外見で言えばドアミラーは同色じゃなく黒,ホイールカバーも樹脂製ではなくスチール,内装に目を向けると,エアコンもオプション扱いのグレードなので,スーパールーセント系以上に標準装備のプッシュ式オートエアコンどころか,レバー式マニュアルエアコン(あ,これもオプションで選ぶときに父親に,頼むからオートエアコンにしてくれってお願いしたんですが,マニュアルエアコン18万,オートエアコン21万という価格に即決でマニュアルを選択されました(涙)ちなみにこのグレードだとオートを選択してもプッシュ式ではなく,レバー式ですけどね。)シート生地だって部分革仕様ではなくファブリック。。。クレスタはクレスタだけど・・・・と。そこを突っ込まれたらどうしようかと(笑)
今考えれば,ものすごく阿呆な悩みですよね。そんなマニアックなとこ突いてくる女子なんてまずいませんし,そもそもそんな女子なら最初に見たときに乗りたいとか言いませんよねぇ(笑)
でも売れてる車ってのは凄いなぁって,そのときだけは感心しましたね。。
で,実際に運転した感想ですが,今思えばアクセルワークの基本はこの車で勉強できたような気がします。ガソリン車と違ってスピードを出そうとアクセルを床まで踏んだところで思ったような加速はできません。車速の上昇に合わせてジワ~っと踏んでいってやるのが,一番効率がいいんです。2000回転を過ぎた付近で,タコメーター内にあるターボインジケーターが緑色に点灯するんですが,そこから強大なトルクが発生するかといえば,実はそうでもなかったり。。。つまり,状況に応じてキチンと踏んでやらないと,黒鉛だけを撒き散らして走るという結果になるんです。ただFRなので,ステアフィールはすごく自然でよかった事は覚えています。(もちろん普通に走る分には・・・ですよ。)

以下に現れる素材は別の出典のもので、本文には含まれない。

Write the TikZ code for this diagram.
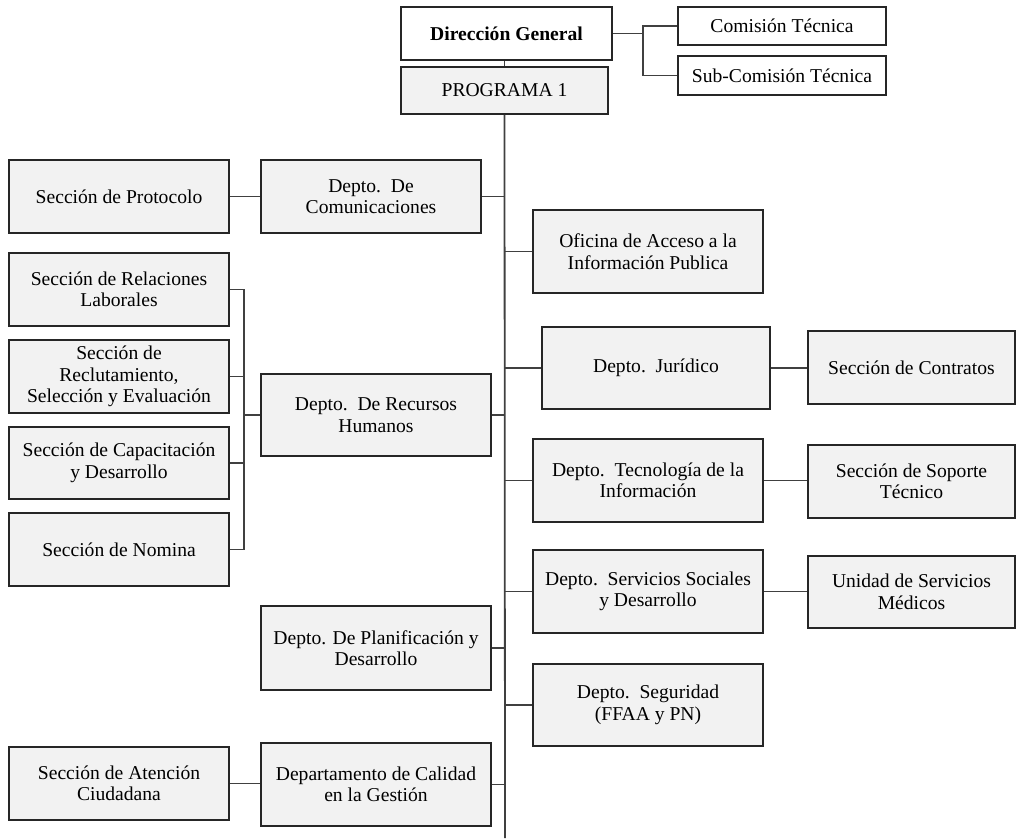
\documentclass[tikz,border=0pt]{standalone}
\usepackage{fontspec}
\setmainfont{Liberation Serif}
\begin{document}
\begin{tikzpicture}[x=1pt,y=-1pt,
  box/.style={draw=black!85, line width=1.5pt, fill=boxfill, inner sep=0pt, align=center,
    font=\fontsize{19.6}{21.5}\selectfont},
  wbox/.style={box, fill=white},
  conn/.style={draw=black!75, line width=1.8pt}]
\definecolor{boxfill}{RGB}{242,242,242}
\useasboundingbox (0,0) rectangle (1016,838);
\newcommand{\bx}[7]{\node[#1, minimum width={#4-#2}, minimum height={#5-#3}] (#6) at ({(#2+#4)/2},{(#3+#5)/2}) {#7};}
% top
\bx{wbox}{401}{7}{612}{60}{dg}{\textbf{Dirección General}}
\bx{box}{401}{67}{608}{114}{prog}{PROGRAMA 1}
\bx{wbox}{678}{7}{886}{45}{ct}{Comisión Técnica}
\bx{wbox}{678}{56}{886}{95}{sct}{Sub-Comisión Técnica}
% left
\bx{box}{9}{160}{229}{233}{prot}{Sección de Protocolo}
\bx{box}{261}{160}{481}{233}{com}{Depto.\ \ De\\Comunicaciones}
\bx{box}{9}{253}{229}{326}{rel}{Sección de Relaciones\\Laborales}
\bx{box}{9}{340}{229}{413}{rec}{Sección de\\Reclutamiento,\\Selección y Evaluación}
\bx{box}{9}{427}{229}{499}{cap}{Sección de Capacitación\\y Desarrollo}
\bx{box}{9}{513}{229}{586}{nom}{Sección de Nomina}
\bx{box}{261}{374}{491}{456}{rrhh}{Depto.\ \ De Recursos\\Humanos}
\bx{box}{261}{606}{491}{690}{plan}{Depto. De Planificación y\\Desarrollo}
\bx{box}{9}{747}{229}{820}{aten}{Sección de Atención\\Ciudadana}
\bx{box}{261}{743}{491}{826}{cal}{Departamento de Calidad\\en la Gestión}
% right
\bx{box}{533}{210}{763}{293}{ofi}{Oficina de Acceso a la\\Información Publica}
\bx{box}{542}{327}{770}{409}{jur}{Depto.\ \ Jurídico}
\bx{box}{808}{331}{1015}{404}{cont}{Sección de Contratos}
\bx{box}{533}{439}{763}{522}{tec}{Depto.\ \ Tecnología de la\\Información}
\bx{box}{808}{445}{1015}{518}{sop}{Sección de Soporte\\Técnico}
\bx{box}{533}{550}{763}{633}{soc}{Depto.\ \ Servicios Sociales\\y Desarrollo}
\bx{box}{808}{556}{1015}{628}{med}{Unidad de Servicios\\Médicos}
\bx{box}{533}{664}{763}{746}{seg}{Depto.\ \ Seguridad\\(FFAA y PN)}
% connectors
\coordinate (cb) at (643,0);
\coordinate (rb) at (244,0);
\coordinate (mbot) at (505,838);
\draw[conn] (dg.south -| prog.north) -- (prog.north);
\draw[conn] (dg.east) -- (dg.east -| cb);
\draw[conn] (ct.west) -- (ct.west -| cb) -- (sct.west -| cb) -- (sct.west);
\draw[conn] (prog.south) -- (mbot);
\foreach \n in {com,rrhh,plan,cal}{\draw[conn] (\n.east) -- (\n.east -| mbot);}
\foreach \n in {ofi,jur,tec,soc,seg}{\draw[conn] (\n.west) -- (\n.west -| mbot);}
\draw[conn] (prot.east) -- (com.west);
\draw[conn] (aten.east) -- (aten.east -| cal.west);
\draw[conn] (jur.east) -- (jur.east -| cont.west);
\draw[conn] (tec.east) -- (tec.east -| sop.west);
\draw[conn] (soc.east) -- (soc.east -| med.west);
\draw[conn] (rel.east) -- (rel.east -| rb) -- (nom.east -| rb) -- (nom.east);
\draw[conn] (rec.east) -- (rec.east -| rb);
\draw[conn] (cap.east) -- (cap.east -| rb);
\draw[conn] (rrhh.west) -- (rrhh.west -| rb);
\end{tikzpicture}
\end{document}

さて,そうして1褒めても10の文句を私から言われ続けて来たクレスタも21万キロを超えて,お別れの日がやってきます。
その日私は東京にいました。母親からの電話で今日新しい車との入れ替えで,乗っていかれるんだと聞かされました。ところがそこで信じられない事が起こります。ただこれは嘘偽り無い事実であり,もしかしたら車にも意思というものがあるのではないかと思わされる,そんな出来事でした。
新しい車と入れ替えるのに,営業マン(前出の阿呆とは別人)がエンジンを掛けようとするんですが,掛かりません。まるで連れて行かれるのを拒絶するかのように。母親は寂しそうに「エンジンが掛からないのよ,行きたくないのかなぁ」と。電話で話しをしている途中でなんとかエンジンは始動。受話器の向こうでカラカラという音が寂しげに聞こえます。そのときでした。『パァ~ン!!』とクラクションの音が鳴り響きました。ただ・・・・その時運転席には誰も乗っていませんでした。エンジンが掛かった後,営業マンは一旦車から降りていたんです。
家族や私に最後の挨拶をするかのように鳴ったクラクション。
その音を聞いたとき,色んな思い出が頭の中でよみがえり,泣いてしまいました。
ありがとうクレスタ。もう会う事もないけど次のオーナーさんに可愛がってもらえよ。
そう思いながら受話器を置いたのでした。。
次に帰省したとき,近所に止まってましたけどね。。